Preparing for the Section 199A Expiration
The expiration of the Qualified Business Income (QBI) deduction changes the tax landscape for pass-throughs. Plan for the financial and structural shifts ahead.
The expiration of the Qualified Business Income (QBI) deduction changes the tax landscape for pass-throughs. Plan for the financial and structural shifts ahead.
The Section 199A deduction, also known as the Qualified Business Income (QBI) deduction, was established by the Tax Cuts and Jobs Act of 2017. It permits eligible taxpayers to subtract up to 20% of their qualified business income from their taxable income. This provision is scheduled to expire for tax years starting after December 31, 2025, making financial planning for business owners and the self-employed necessary.
Section 199A benefits businesses that operate as pass-through entities, where income “passes through” to the owners to be reported on their personal tax returns. Common pass-through businesses include sole proprietorships, partnerships, S corporations, and certain trusts and estates. The deduction is designed to lower the effective tax rate on this business income.
The deduction can be restricted based on the taxpayer’s total taxable income. For those with income above certain thresholds, the deduction may be limited by the amount of W-2 wages paid by the business or the unadjusted basis of qualified property it holds.
The rules are different for Specified Service Trades or Businesses (SSTBs), which are businesses in fields like health, law, accounting, and consulting. For SSTB owners, the deduction is phased out completely once their taxable income exceeds a higher statutory threshold.
The expiration of Section 199A will translate to a higher federal income tax liability for many business owners. Without the 20% deduction, their total taxable income will be greater, increasing their overall tax bill. The loss of this deduction removes a benefit intended to align the tax burden of pass-through entities more closely with the reduced corporate tax rate.
For example, a business owner with $150,000 in qualified business income in 2025 could reduce their taxable income by $30,000. In a 24% marginal tax bracket, this deduction saves them approximately $7,200 in federal income tax for that year.
In 2026, if the deduction has expired, that same $150,000 in business income becomes fully taxable at their individual rate. This results in a direct increase in tax liability, reducing the cash flow available for business reinvestment or personal savings.
One primary strategy is accelerating income into 2024 and 2025. The goal is to recognize as much revenue as possible during years when the 20% deduction is still available to lower the effective tax rate on that income. Business owners can manage billing cycles to ensure invoices are paid before December 31st, rather than letting payments slip into the following year.
This could also involve offering modest discounts for early payment to incentivize clients to settle accounts before year-end. Shifting income that might otherwise be received in early 2026 into the 2025 tax year allows one final opportunity to apply the deduction.

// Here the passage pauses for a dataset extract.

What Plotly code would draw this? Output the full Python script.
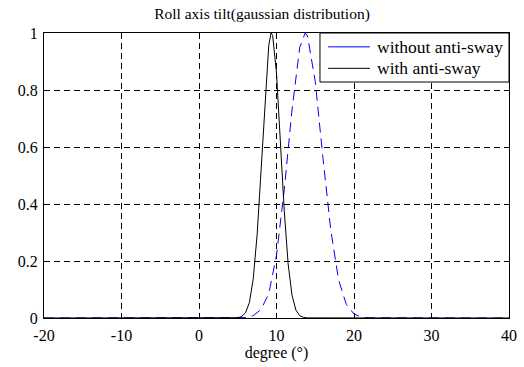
import plotly.graph_objects as go

# Degree values and normalized distribution heights
x_without = [-20, -4, 5, 6, 7, 8, 9, 10, 11, 12, 13, 13.7, 14, 15, 16, 17, 18, 19, 20, 21, 22, 40]
y_without = [0, 0, 0.0005, 0.0016, 0.008, 0.03, 0.085, 0.22, 0.45, 0.73, 0.95, 1.0, 0.99, 0.83, 0.56, 0.31, 0.135, 0.048, 0.014, 0.003, 0.0006, 0]

x_with = [-20, 4, 5, 5.5, 6, 6.5, 7, 7.5, 8, 8.5, 9, 9.3, 9.5, 10, 10.5, 11, 11.5, 12, 12.5, 13, 13.5, 14, 40]
y_with = [0, 0, 0.001, 0.005, 0.018, 0.054, 0.138, 0.293, 0.52, 0.772, 0.957, 1.0, 0.992, 0.859, 0.622, 0.376, 0.19, 0.08, 0.028, 0.008, 0.002, 0.0004, 0]

x_ticks = [-20, -10, 0, 10, 20, 30, 40]
y_ticks = [0, 0.2, 0.4, 0.6, 0.8, 1]
y_tick_labels = ["0", "0.2", "0.4", "0.6", "0.8", "1"]

series_names = ["without anti-sway", "with anti-sway"]

FONT = "Liberation Serif, Times New Roman, serif"
BLUE = "#0000FF"

fig = go.Figure()
fig.add_trace(go.Scatter(x=x_without, y=y_without, mode="lines", name=series_names[0],
                         showlegend=False, line=dict(color=BLUE, width=1, dash="10px,6px")))
fig.add_trace(go.Scatter(x=x_with, y=y_with, mode="lines", name=series_names[1],
                         showlegend=False, line=dict(color="#000000", width=1)))

axis_common = dict(showline=True, linecolor="black", linewidth=1, mirror="ticks",
                   ticks="inside", ticklen=4, tickcolor="black", automargin=False,
                   showgrid=True, gridcolor="black", griddash="6px,4px", gridwidth=1,
                   zeroline=False, tickfont=dict(family=FONT, size=16, color="black"))

# Legend drawn as a boxed panel (MATLAB style) in the top-right corner of the axes
legend_box = dict(type="rect", xref="paper", yref="paper", x0=0.5935, x1=1.0, y0=0.828, y1=1.0,
                  line=dict(color="black", width=1), fillcolor="white", layer="above")
legend_lines = [
    dict(type="line", xref="paper", yref="paper", x0=0.611, x1=0.701, y0=0.952, y1=0.952,
         line=dict(color="#5555FF", width=1.5), layer="above"),
    dict(type="line", xref="paper", yref="paper", x0=0.611, x1=0.701, y0=0.876, y1=0.876,
         line=dict(color="black", width=1), layer="above"),
]
legend_texts = [
    dict(xref="paper", yref="paper", x=0.712, y=0.952, xanchor="left", yanchor="middle",
         text=series_names[0], showarrow=False, font=dict(family=FONT, size=17.5, color="black")),
    dict(xref="paper", yref="paper", x=0.712, y=0.876, xanchor="left", yanchor="middle",
         text=series_names[1], showarrow=False, font=dict(family=FONT, size=17.5, color="black")),
]

fig.update_layout(
    width=524, height=367,
    margin=dict(l=44, r=15, t=33, b=49),
    paper_bgcolor="white", plot_bgcolor="white",
    title=dict(text="Roll axis tilt(gaussian distribution)", x=0.5, xanchor="center",
               y=1 - 14 / 367, yanchor="middle", font=dict(family=FONT, size=15.5, color="black")),
    xaxis=dict(range=[-20, 40], tickvals=x_ticks, ticktext=[str(v) for v in x_ticks],
               ticklabelstandoff=3,
               title=dict(text="degree (°)", font=dict(family=FONT, size=16, color="black"), standoff=2),
               **axis_common),
    yaxis=dict(range=[0, 1], tickvals=y_ticks, ticktext=y_tick_labels, ticklabelstandoff=2,
               **axis_common),
    shapes=[legend_box] + legend_lines,
    annotations=legend_texts,
    showlegend=False,
)

fig.write_html("out.html", config={"displayModeBar": False},
               post_script="document.body.style.margin='0';document.body.style.overflow='hidden';")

An inverse strategy involves deferring business expenses. Since deductions become more valuable when tax rates are higher, postponing non-essential expenditures until 2026 or later can be advantageous. Without Section 199A, an owner’s effective tax rate will rise, so each dollar of expense deduction in 2026 will yield greater tax savings.
For example, a business owner might delay a significant equipment purchase or office renovation from late 2025 to early 2026. Discretionary spending on marketing or professional development could also be postponed. Avoid pre-paying 2026 expenses in 2025, as this reduces taxable income in a year when the 199A deduction is still available.
The absence of Section 199A necessitates re-evaluating the choice of business entity. The deduction made pass-through structures like S corporations and LLCs tax-efficient. Without it, business owners may need to analyze if converting to a C corporation is a more favorable structure.
In a pass-through structure, profits are taxed once at the owner’s individual rates, which will be effectively higher without the QBI deduction. A C corporation pays a flat corporate income tax on its profits. When profits are distributed to shareholders as dividends, they are taxed again at the shareholder’s dividend tax rate, creating double taxation.
Deciding whether to restructure involves weighing the C corporation’s flat tax rate against the owner’s post-2025 individual rate. Factors to consider include the owner’s personal tax situation, the likelihood that business profits will be reinvested rather than distributed, and long-term growth plans. This analysis is complex and depends on individual circumstances.
Congress has the power to act before the end of 2025 to extend the Section 199A deduction, modify its terms, or make it permanent. Business advocacy groups are actively lobbying for an extension, highlighting its importance for small and mid-sized enterprises.
The provision’s future is tied to political and economic considerations, with no guaranteed outcome. Lawmakers could allow it to expire, extend it for a short period, or overhaul it as part of a larger tax package, creating uncertainty for long-term planning.
Despite the possibility of congressional action, business owners should plan based on the law as it is currently written. This means assuming the deduction will expire at the end of 2025. While staying informed about legislative developments is advised, strategic decisions should be rooted in existing statutory deadlines.